The Independent Capability Review of the Aged Care Quality and Safety Commission released

Published 31 July 2023, revised 24 August 2023

The Independent Capability Review of the Aged Care Quality and Safety Commission has been released.

Findings and recommendations include the need for more consistent and effective approaches to quality assessment, serious incident responses and complaints, and a pilot clinical advice ‘hub and spokes’ model where some clinicians are embedded in regulatory areas to bolster clinical expertise and advice.

Of most direct relevance to allied health is the Review’s report of concerns that allied health needs are not being explicitly assessed as part of the Quality Standards. This means that providers can be found to have met the Standards despite consumers being left with unmet needs – which also runs counter to Royal Commission recommendations.
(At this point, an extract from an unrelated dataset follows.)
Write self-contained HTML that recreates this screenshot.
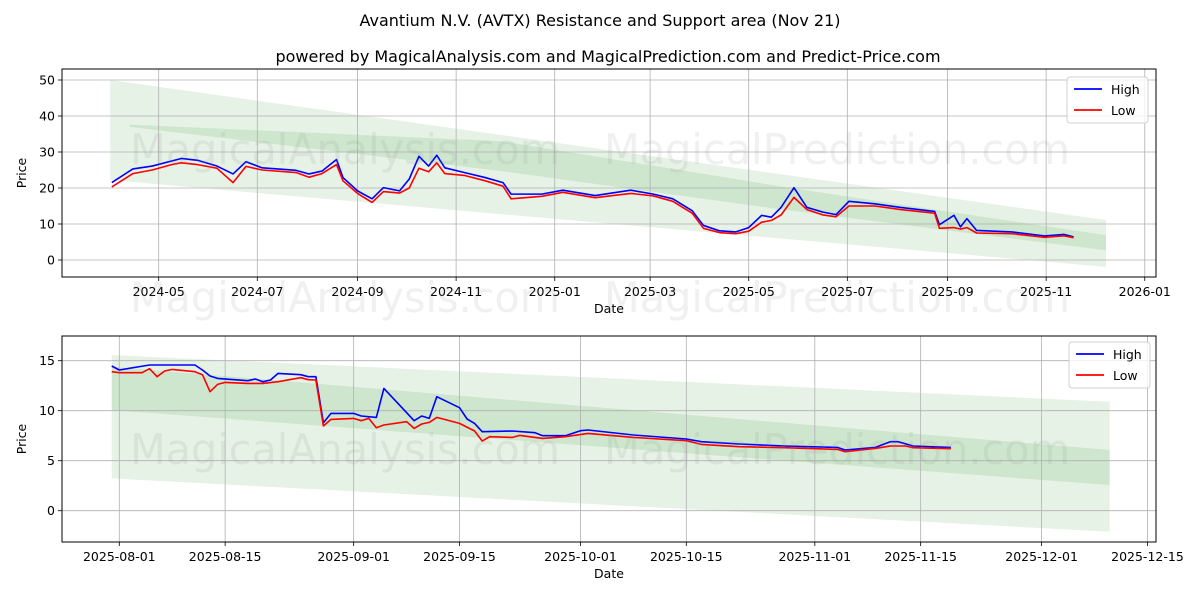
<!DOCTYPE html>
<html><head><meta charset="utf-8">
<style>
html,body{margin:0;padding:0;background:#fff;}
svg{display:block;font-family:"DejaVu Sans","Liberation Sans",sans-serif;}
</style></head>
<body>
<svg id="chart" width="1200" height="600" viewBox="0 0 1200 600" xmlns="http://www.w3.org/2000/svg">
<rect width="1200" height="600" fill="#fff"/>
<text x="600" y="26" text-anchor="middle" font-size="16">Avantium N.V. (AVTX) Resistance and Support area (Nov 21)</text>
<text x="608" y="62" text-anchor="middle" font-size="16">powered by MagicalAnalysis.com and MagicalPrediction.com and Predict-Price.com</text>
<g id="top"></g>
<g id="bot"></g>
<g fill="#888" fill-opacity="0.13" font-size="42">
<text x="130" y="164" textLength="430" lengthAdjust="spacingAndGlyphs">MagicalAnalysis.com</text>
<text x="604" y="164" textLength="466" lengthAdjust="spacingAndGlyphs">MagicalPrediction.com</text>
<text x="130" y="312" textLength="430" lengthAdjust="spacingAndGlyphs">MagicalAnalysis.com</text>
<text x="604" y="312" textLength="466" lengthAdjust="spacingAndGlyphs">MagicalPrediction.com</text>
<text x="130" y="464" textLength="430" lengthAdjust="spacingAndGlyphs">MagicalAnalysis.com</text>
<text x="604" y="464" textLength="466" lengthAdjust="spacingAndGlyphs">MagicalPrediction.com</text>
</g>
</svg>
<script>
// ---- top chart data (days since 2024-04-01) ----
const topDays = [1,14,26,38,44,54,66,76,84,94,115,123,131,140,144,153,162,169,179,185,191,197,202,207,219,232,243,248,267,280,300,322,336,348,360,367,377,387,395,403,409,415,423,431,441,449,457,473,489,510,513,522,526,530,536,558,578,590,596];
const topHigh = [21.5,25.3,26.1,27.5,28.2,27.7,26.1,23.9,27.3,25.6,24.9,23.9,24.7,27.9,22.9,19.2,17,20.1,19.2,22.5,28.8,26.1,29.1,25.6,24.3,22.9,21.5,18.3,18.3,19.4,17.9,19.4,18.3,17,13.7,9.6,8.1,7.8,9,12.4,11.9,14.6,20.1,14.6,13.3,12.6,16.3,15.6,14.6,13.5,9.8,12.4,9.2,11.5,8.2,7.8,6.7,7.1,6.4];
const topLow = [20.3,24,25,26.5,27,26.5,25.5,21.5,26,25,24.3,23,24,26.5,22,18.5,16,19,18.6,20,25.5,24.5,27,24,23.5,22,20.5,17,17.7,18.8,17.3,18.5,17.8,16.3,13,8.8,7.6,7.3,8,10.5,11,12.5,17.4,14,12.5,12,15,15,14,13,8.8,9,8.6,9,7.5,7.3,6.3,6.7,6.2];
const topBandDays = [0,616];
const topOuterUpper = [50,11.1];
const topOuterLower = [22.2,-1.9];
const topInnerDays = [12,242,421,616];
const topInnerUpper = [37.6,33,20,6.9];
const topInnerLower = [37.0,24.7,13.7,2.7];
const topTickDays = [30,91,153,214,275,334,395,456,518,579,640];
const topTickLabels = ["2024-05","2024-07","2024-09","2024-11","2025-01","2025-03","2025-05","2025-07","2025-09","2025-11","2026-01"];
const topYTicks = [0,10,20,30,40,50];

// ---- bottom chart data (days since 2025-08-01) ----
const botHighDays = [-1,0,4,10,11,12,13,17,18,19,20,21,24,25,26,27,28,31,32,34,35,39,40,41,42,45,46,47,48,52,55,56,59,61,62,68,75,77,82,88,95,96,100,102,103,105,110];
const botHigh = [14.47,14.07,14.57,14.57,14.07,13.47,13.23,13.0,13.17,12.9,13.07,13.73,13.6,13.4,13.4,8.8,9.73,9.73,9.47,9.33,12.23,9.0,9.47,9.23,11.4,10.3,9.17,8.73,7.9,7.97,7.8,7.5,7.5,8.0,8.07,7.57,7.17,6.9,6.67,6.47,6.33,6.07,6.33,6.9,6.9,6.47,6.33];
const botLowDays = [-1,0,3,4,5,6,7,10,11,12,13,14,17,19,21,24,25,26,27,28,31,32,33,34,35,38,39,40,41,42,45,47,48,49,52,53,56,59,62,68,75,77,82,88,95,96,100,102,104,105,110];
const botLow = [13.9,13.8,13.8,14.2,13.4,13.97,14.13,13.9,13.6,11.9,12.63,12.83,12.73,12.73,12.9,13.3,13.1,13.07,8.47,9.13,9.23,9.0,9.23,8.3,8.57,8.9,8.23,8.67,8.83,9.33,8.73,7.97,6.97,7.4,7.33,7.53,7.23,7.4,7.73,7.33,7.0,6.63,6.4,6.3,6.13,5.9,6.23,6.47,6.47,6.3,6.2];
const botBandDays = [-1,131];
const botOuterUpper = [15.57,10.9];
const botOuterLower = [3.23,-2.1];
const botInnerUpper = [14.4,6.07];
const botInnerLower = [10.07,2.57];
const botTickDays = [0,14,31,45,61,75,92,106,122,136];
const botTickLabels = ["2025-08-01","2025-08-15","2025-09-01","2025-09-15","2025-10-01","2025-10-15","2025-11-01","2025-11-15","2025-12-01","2025-12-15"];
const botYTicks = [0,5,10,15];

const NS = "http://www.w3.org/2000/svg";
function mk(parent, tag, attrs){const e=document.createElementNS(NS,tag);for(const k in attrs)e.setAttribute(k,attrs[k]);parent.appendChild(e);return e;}

function drawPanel(g, cfg){
  const {L,R,T,B,xs,ys} = cfg;
  const outer = mk(g,'path',{d:bandPath(cfg.bandDays,cfg.outerU,cfg.outerL,xs,ys),fill:'#008000','fill-opacity':'0.1'});
  
  
  const inner = mk(g,'path',{d:bandPath(cfg.innerDays,cfg.innerU,cfg.innerL,xs,ys),fill:'#008000','fill-opacity':'0.1'});
  
  
  cfg.xTicks.forEach((d,i)=>{
    const x=xs(d);
    const gl=mk(g,'line',{x1:x,x2:x,y1:T,y2:B,stroke:'#b0b0b0','stroke-width':0.8});
    
    
    mk(g,'line',{x1:x,x2:x,y1:B,y2:B+4,stroke:'#000','stroke-width':0.8});
    const t=mk(g,'text',{x:x,y:B+19,'text-anchor':'middle','font-size':12.5});
    t.textContent=cfg.xLabels[i];
    
    
  });
  cfg.yTicks.forEach(v=>{
    const y=ys(v);
    const gl=mk(g,'line',{x1:L,x2:R,y1:y,y2:y,stroke:'#b0b0b0','stroke-width':0.8});
    
    
    mk(g,'line',{x1:L-4,x2:L,y1:y,y2:y,stroke:'#000','stroke-width':0.8});
    const t=mk(g,'text',{x:L-7,y:y+4.5,'text-anchor':'end','font-size':12.5});
    t.textContent=String(v);
    
    
  });
  const hi=mk(g,'polyline',{points:cfg.hDays.map((d,i)=>xs(d)+','+ys(cfg.high[i])).join(' '),fill:'none',stroke:'#0000ff','stroke-width':1.6,'stroke-linejoin':'round'});
  
  
  const lo=mk(g,'polyline',{points:cfg.lDays.map((d,i)=>xs(d)+','+ys(cfg.low[i])).join(' '),fill:'none',stroke:'#ff0000','stroke-width':1.6,'stroke-linejoin':'round'});
  
  
  const fr=mk(g,'rect',{x:L,y:T,width:R-L,height:B-T,fill:'none',stroke:'#000','stroke-width':1});
  
  
  const xl=mk(g,'text',{x:(L+R)/2,y:B+36,'text-anchor':'middle','font-size':12.5});
  xl.textContent='Date';
  
  
  const yl=mk(g,'text',{x:0,y:0,'text-anchor':'middle','font-size':12.5,transform:`translate(26,${(T+B)/2}) rotate(-90)`});
  yl.textContent='Price';
  
  
  const lg=mk(g,'g',{});
  
  
  const lx=cfg.legX, ly=cfg.legY;
  mk(lg,'rect',{x:lx,y:ly,width:81,height:46,rx:3,fill:'#fff','fill-opacity':0.8,stroke:'#d0d0d0'});
  mk(lg,'line',{x1:lx+7,x2:lx+35,y1:ly+12,y2:ly+12,stroke:'#0000ff','stroke-width':1.8});
  mk(lg,'line',{x1:lx+7,x2:lx+35,y1:ly+33,y2:ly+33,stroke:'#ff0000','stroke-width':1.8});
  const t1=mk(lg,'text',{x:lx+44,y:ly+17,'font-size':12.5});t1.textContent='High';
  
  
  const t2=mk(lg,'text',{x:lx+44,y:ly+38,'font-size':12.5});t2.textContent='Low';
  
  
}
function bandPath(days,U,Lo,xs,ys){
  let p='M'+days.map((d,i)=>xs(d)+','+ys(U[i])).join(' L');
  for(let i=days.length-1;i>=0;i--)p+=' L'+xs(days[i])+','+ys(Lo[i]);
  return p+' Z';
}
drawPanel(document.getElementById('top'),{
  L:62,R:1156,T:69,B:277,
  xs:d=>110.2+1.6165*d, ys:v=>260-3.6*v,
  bandDays:topBandDays,outerU:topOuterUpper,outerL:topOuterLower,
  innerDays:topInnerDays,innerU:topInnerUpper,innerL:topInnerLower,
  xTicks:topTickDays,xLabels:topTickLabels,yTicks:topYTicks,
  hDays:topDays,high:topHigh,lDays:topDays,low:topLow,legX:1067,legY:77
});
drawPanel(document.getElementById('bot'),{
  L:62,R:1156,T:336,B:542,
  xs:d=>119.3+7.56*d, ys:v=>510.7-10*v,
  bandDays:botBandDays,outerU:botOuterUpper,outerL:botOuterLower,
  innerDays:botBandDays,innerU:botInnerUpper,innerL:botInnerLower,
  xTicks:botTickDays,xLabels:botTickLabels,yTicks:botYTicks,
  hDays:botHighDays,high:botHigh,lDays:botLowDays,low:botLow,legX:1069,legY:342
});
</script>
</body></html>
AHPA has produced extensive work on the failure of Australia’s aged care system to ensure high quality allied health to all who need it .

For example, the average number of minutes of allied health service provision in residential aged care is at its lowest in years, but the problem keeps getting ‘handballed’ between the Department and the Commission. It’s therefore pleasing to see Review recommendations that the Commission work with the Department to ensure priorities are better articulated and understood, and respective roles clarified.

But it’s also disappointing that the Review considers that failures of accountability for allied health care provision can be addressed through the new assessment methodology for strengthened Standards – because the Pilot for this has not had any allied health input, despite our request.

The Review also looks to the design of a new regulatory system for aged care and recommends that the Commission update its Regulatory Strategy in consultation with all relevant stakeholders.

AHPA has some significant concerns with the proposed new system, but we hope that the Commission will embark on a more collaborative role with the allied health sector in redesigning its own Strategy, so that we can work together to ensure high quality allied health care for all older people who need it.